[bugfix][npugraph_ex]fix the model output type issue caused by manually modify FX graph (#6015)

### What this PR does / why we need it? When using the full_decode_only mode, the vllm framework will still use the torch.fx.passes.split_module.split_module API to process the corresponding GraphModule of the model. However, the output of this API may cause the output of the fx graph to no longer be a tuple, and torch.compile enforces strict checks on this. Previously, we manually modified the fx graph, which introduced an abnormality in the model output type. In this PR, we switched to using PyTorch's native API to modify the FX graph, and removed the code that was previously added to handle output type anomalies. ### Does this PR introduce _any_ user-facing change? No ### How was this patch tested? - vLLM version: v0.13.0 - vLLM main: 2c24bc6996 --------- Signed-off-by: chencangtao <chencangtao@huawei.com> Co-authored-by: chencangtao <chencangtao@huawei.com>
2026-01-22 12:35:06 +08:00
parent 34fb628248
commit 38edfd585a
2 changed files with 6 additions and 30 deletions
--- a/vllm_ascend/worker/model_runner_v1.py
+++ b/vllm_ascend/worker/model_runner_v1.py
@@ -1586,12 +1586,6 @@ class NPUModelRunner(GPUModelRunner):
                        self.debugger.stop()

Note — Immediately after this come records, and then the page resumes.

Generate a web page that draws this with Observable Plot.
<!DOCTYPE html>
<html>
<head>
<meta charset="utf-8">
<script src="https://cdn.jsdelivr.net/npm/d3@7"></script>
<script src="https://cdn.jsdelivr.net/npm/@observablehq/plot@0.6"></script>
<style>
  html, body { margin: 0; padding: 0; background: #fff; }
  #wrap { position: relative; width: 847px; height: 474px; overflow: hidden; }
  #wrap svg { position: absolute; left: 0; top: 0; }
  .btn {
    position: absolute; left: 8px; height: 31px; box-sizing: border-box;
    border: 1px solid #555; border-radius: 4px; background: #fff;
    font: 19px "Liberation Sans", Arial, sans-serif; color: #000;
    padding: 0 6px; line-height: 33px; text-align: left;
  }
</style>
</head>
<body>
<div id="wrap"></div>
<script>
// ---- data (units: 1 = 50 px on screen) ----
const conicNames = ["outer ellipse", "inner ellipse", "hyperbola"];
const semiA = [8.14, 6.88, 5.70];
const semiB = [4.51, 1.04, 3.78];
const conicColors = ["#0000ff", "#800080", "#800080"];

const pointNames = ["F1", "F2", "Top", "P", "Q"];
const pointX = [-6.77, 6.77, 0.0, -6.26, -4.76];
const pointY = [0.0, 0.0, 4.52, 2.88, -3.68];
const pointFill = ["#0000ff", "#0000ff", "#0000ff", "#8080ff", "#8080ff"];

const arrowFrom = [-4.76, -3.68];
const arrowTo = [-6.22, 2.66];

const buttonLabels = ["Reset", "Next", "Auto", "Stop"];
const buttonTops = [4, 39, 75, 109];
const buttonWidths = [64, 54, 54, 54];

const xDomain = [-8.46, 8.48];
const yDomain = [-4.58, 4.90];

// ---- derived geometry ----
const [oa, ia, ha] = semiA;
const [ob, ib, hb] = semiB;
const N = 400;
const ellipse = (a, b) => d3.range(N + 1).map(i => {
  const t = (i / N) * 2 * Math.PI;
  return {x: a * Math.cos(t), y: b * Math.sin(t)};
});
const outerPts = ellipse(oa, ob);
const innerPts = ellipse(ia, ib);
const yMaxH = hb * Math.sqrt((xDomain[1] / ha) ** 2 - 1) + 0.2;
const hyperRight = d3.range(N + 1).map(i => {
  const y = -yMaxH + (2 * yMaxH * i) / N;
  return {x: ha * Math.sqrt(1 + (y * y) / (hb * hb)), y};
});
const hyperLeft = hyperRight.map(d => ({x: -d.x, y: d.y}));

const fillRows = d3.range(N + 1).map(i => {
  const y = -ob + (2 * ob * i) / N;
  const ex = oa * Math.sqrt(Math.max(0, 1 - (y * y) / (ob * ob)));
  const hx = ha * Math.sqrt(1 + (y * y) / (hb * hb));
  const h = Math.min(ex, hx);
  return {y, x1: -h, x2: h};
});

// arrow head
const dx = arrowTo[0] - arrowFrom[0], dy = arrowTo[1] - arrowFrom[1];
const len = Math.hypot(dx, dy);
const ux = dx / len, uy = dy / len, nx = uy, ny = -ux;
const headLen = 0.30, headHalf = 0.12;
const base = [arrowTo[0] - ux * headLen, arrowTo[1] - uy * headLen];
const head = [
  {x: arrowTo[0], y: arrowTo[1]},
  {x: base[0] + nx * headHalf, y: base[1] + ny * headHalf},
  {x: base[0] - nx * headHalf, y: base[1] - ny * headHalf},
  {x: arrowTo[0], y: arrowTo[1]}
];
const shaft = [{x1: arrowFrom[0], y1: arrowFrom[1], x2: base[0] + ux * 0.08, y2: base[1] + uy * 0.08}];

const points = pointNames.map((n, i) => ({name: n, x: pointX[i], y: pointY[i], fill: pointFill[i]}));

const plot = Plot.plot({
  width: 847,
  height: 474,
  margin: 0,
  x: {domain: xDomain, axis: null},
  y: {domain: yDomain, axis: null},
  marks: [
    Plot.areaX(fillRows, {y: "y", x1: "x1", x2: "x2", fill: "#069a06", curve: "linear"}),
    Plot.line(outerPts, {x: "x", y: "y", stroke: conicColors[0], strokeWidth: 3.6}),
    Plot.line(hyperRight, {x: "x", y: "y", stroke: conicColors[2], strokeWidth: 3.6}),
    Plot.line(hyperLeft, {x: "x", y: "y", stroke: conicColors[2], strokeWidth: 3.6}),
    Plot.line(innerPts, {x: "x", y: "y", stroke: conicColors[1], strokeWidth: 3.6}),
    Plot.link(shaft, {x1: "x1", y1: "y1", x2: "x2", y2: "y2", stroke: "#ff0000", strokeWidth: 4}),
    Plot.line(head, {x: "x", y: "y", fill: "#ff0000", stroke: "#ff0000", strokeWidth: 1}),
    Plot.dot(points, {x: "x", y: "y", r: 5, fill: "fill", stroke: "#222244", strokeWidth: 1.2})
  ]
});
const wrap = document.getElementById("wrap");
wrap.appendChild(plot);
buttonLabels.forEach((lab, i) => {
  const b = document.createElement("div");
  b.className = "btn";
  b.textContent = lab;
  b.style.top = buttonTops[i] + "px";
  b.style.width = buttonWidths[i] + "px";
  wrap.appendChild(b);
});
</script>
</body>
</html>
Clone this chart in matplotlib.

                        self.debugger.step()
                    return pool_output
-                # Sometimes, after the model is compiled through the AOT backend,
-                # the model output may become a list containing only one Tensor object.
-                if isinstance(hidden_states, list) and \
-                        len(hidden_states) == 1 and \
-                        isinstance(hidden_states[0], torch.Tensor):
-                    hidden_states = hidden_states[0]
                sample_hidden_states = hidden_states[logits_indices]
                logits = self.model.compute_logits(sample_hidden_states)
            if broadcast_pp_output:
@@ -2300,14 +2294,8 @@ class NPUModelRunner(GPUModelRunner):
                                        dtype=np.int32)
        logit_indices = np.cumsum(num_scheduled_tokens) - 1
        # TODO: need to rum a dummy sampler for generate task
-        # Sometimes, after the model is compiled through the AOT backend,
-        # the model output may become a list containing only one Tensor object.
-        if isinstance(hidden_states, list) and \
-            len(hidden_states) == 1 and \
-            isinstance(hidden_states[0], torch.Tensor):
-            hidden_states = hidden_states[0]
-            hidden_states = hidden_states[logit_indices]
-            output = self.model.compute_logits(hidden_states)
+        hidden_states = hidden_states[logit_indices]
+        output = self.model.compute_logits(hidden_states)
        return output

    def profile_run(self) -> None: